Sauber's lack of F1 simulator could hurt with new starts, says Nasr

Felipe Nasr fears Sauber's lack of simulator access could prove costly when Formula 1's new clutch-start rules come into force from the Belgian Grand Prix

Sauber's lack of F1 simulator could hurt with new starts, says Nasr

Nasr and team-mate Marcus Ericsson are already hindered by the fact the Swiss-based outfit is the only F1 team not to enjoy some running in a simulator.

But with clutch starts due to fall into the hands of the drivers from Spa onwards, with little technical interference from the pitwall, Nasr believes he and Ericsson will be on the backfoot compared to their rivals.

"The lack of simulator is a down factor, for sure, and the team is aware of that, which is why we're trying to think about something next year," said Nasr, speaking to AUTOSPORT.
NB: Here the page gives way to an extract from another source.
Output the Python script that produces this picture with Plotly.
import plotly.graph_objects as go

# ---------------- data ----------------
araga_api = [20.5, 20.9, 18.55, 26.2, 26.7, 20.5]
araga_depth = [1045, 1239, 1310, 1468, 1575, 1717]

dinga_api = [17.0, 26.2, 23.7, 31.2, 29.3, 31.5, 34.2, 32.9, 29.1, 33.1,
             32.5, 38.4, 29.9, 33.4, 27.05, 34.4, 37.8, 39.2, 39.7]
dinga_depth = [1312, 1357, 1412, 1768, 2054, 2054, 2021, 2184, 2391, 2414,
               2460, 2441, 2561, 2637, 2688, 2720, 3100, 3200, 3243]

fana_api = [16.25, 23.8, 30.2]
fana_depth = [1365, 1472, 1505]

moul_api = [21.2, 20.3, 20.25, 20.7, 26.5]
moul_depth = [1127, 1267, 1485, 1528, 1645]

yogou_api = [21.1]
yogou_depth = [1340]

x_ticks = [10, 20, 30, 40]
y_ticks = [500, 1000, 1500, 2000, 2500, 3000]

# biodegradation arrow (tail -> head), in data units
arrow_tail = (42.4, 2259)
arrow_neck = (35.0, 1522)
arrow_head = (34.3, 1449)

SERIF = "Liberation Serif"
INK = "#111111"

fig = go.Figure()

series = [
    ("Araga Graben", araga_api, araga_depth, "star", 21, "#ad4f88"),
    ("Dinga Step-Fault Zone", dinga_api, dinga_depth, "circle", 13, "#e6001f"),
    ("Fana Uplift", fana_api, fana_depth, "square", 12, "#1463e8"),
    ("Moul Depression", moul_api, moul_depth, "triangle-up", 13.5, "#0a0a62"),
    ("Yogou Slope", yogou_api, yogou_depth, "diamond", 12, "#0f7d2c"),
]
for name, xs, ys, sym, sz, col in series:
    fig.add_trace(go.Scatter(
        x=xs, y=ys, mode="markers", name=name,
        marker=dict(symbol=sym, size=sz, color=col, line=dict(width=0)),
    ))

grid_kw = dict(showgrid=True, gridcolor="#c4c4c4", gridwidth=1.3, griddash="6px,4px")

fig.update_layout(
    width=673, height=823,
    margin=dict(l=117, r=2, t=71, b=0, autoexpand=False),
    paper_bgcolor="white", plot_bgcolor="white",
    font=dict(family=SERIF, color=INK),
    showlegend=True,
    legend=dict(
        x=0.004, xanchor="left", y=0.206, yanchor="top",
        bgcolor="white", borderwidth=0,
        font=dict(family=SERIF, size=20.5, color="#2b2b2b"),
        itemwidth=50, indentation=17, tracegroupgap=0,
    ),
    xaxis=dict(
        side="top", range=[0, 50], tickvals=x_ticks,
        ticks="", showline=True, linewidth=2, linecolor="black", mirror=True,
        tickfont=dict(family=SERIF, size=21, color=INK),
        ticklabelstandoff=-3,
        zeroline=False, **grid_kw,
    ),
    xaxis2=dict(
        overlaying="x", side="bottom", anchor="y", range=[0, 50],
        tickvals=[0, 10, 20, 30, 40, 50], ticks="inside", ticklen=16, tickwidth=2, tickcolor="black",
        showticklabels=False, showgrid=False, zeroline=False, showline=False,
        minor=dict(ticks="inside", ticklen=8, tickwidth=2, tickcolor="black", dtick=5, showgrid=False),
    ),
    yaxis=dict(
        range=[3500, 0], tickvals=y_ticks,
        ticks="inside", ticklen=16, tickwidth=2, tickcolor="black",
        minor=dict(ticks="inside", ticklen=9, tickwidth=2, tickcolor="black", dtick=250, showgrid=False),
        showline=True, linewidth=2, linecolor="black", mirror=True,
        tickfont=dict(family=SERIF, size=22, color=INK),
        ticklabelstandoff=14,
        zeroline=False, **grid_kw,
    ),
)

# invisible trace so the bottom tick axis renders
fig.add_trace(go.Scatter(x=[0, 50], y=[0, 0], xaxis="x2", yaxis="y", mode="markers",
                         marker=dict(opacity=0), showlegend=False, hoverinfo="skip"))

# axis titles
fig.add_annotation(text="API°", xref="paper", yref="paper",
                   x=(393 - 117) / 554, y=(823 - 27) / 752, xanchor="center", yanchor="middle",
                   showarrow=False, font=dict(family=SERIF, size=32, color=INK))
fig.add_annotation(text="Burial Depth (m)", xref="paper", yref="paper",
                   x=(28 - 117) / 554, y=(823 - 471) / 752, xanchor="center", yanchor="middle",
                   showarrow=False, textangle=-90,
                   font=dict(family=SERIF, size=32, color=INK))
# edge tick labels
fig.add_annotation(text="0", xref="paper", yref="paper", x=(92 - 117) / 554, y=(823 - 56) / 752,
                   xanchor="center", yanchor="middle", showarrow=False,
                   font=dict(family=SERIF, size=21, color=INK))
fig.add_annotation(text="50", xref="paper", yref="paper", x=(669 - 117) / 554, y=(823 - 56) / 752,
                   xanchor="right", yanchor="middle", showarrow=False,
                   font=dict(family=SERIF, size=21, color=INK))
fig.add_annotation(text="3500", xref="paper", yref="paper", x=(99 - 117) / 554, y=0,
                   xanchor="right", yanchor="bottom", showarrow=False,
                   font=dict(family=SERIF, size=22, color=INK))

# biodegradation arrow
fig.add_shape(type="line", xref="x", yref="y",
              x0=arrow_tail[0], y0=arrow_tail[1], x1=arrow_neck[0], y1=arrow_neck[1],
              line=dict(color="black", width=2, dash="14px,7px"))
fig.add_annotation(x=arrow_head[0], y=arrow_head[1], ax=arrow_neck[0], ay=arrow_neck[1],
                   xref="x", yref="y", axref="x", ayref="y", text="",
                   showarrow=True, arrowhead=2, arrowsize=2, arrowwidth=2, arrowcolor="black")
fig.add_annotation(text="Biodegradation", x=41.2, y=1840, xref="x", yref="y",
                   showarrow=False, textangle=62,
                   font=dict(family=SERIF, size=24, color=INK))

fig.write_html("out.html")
"It can only be positive for a driver to set his mind for a weekend, to prepare his techniques, racing lines, braking lines.

"There is a lot you can practice before a race weekend on the simulator, so it obviously takes a bit longer to learn a new track.

"We've tried different ways, such as visualisation stuff, watching videos to try to replicate things in your mind, and as long as we have free practice it doesn't harm us too much.

"But I still feel a simulator is the best way to compensate for lost track time, and now we have these new rules from Spa with the clutch, which is something else you could try on the simulator.

"We've already tried some procedures in Hungary as we had to build up some references.

"It's going to be difficult to have the perfect start without all the information from behind, but then it will be the same for everybody.

"All we are looking for is consistency; it doesn't need to be the best. It's easier to get it wrong than to get it perfect, so as long as we have a standard, that's good.

"But at a time like this I would love to have a simulator, to try these things."

New technical director Mark Smith, who joined Sauber last month, has confirmed the team will likely strike an arrangement in the near future for the use of a simulator.

"A simulator would be on our wish list, but we have to be realistic about what's on that wish list," Smith told AUTOSPORT.

"So much of the design, development and analysis happens in the virtual world, and a driver-in-the-loop simulator is the ideal way of combining a lot of that virtual reality, and getting the driver to be an integral part of that.

"So yes, we'd like one, but in the interim period there are opportunities available to work on simulators, either with other teams or outside of F1."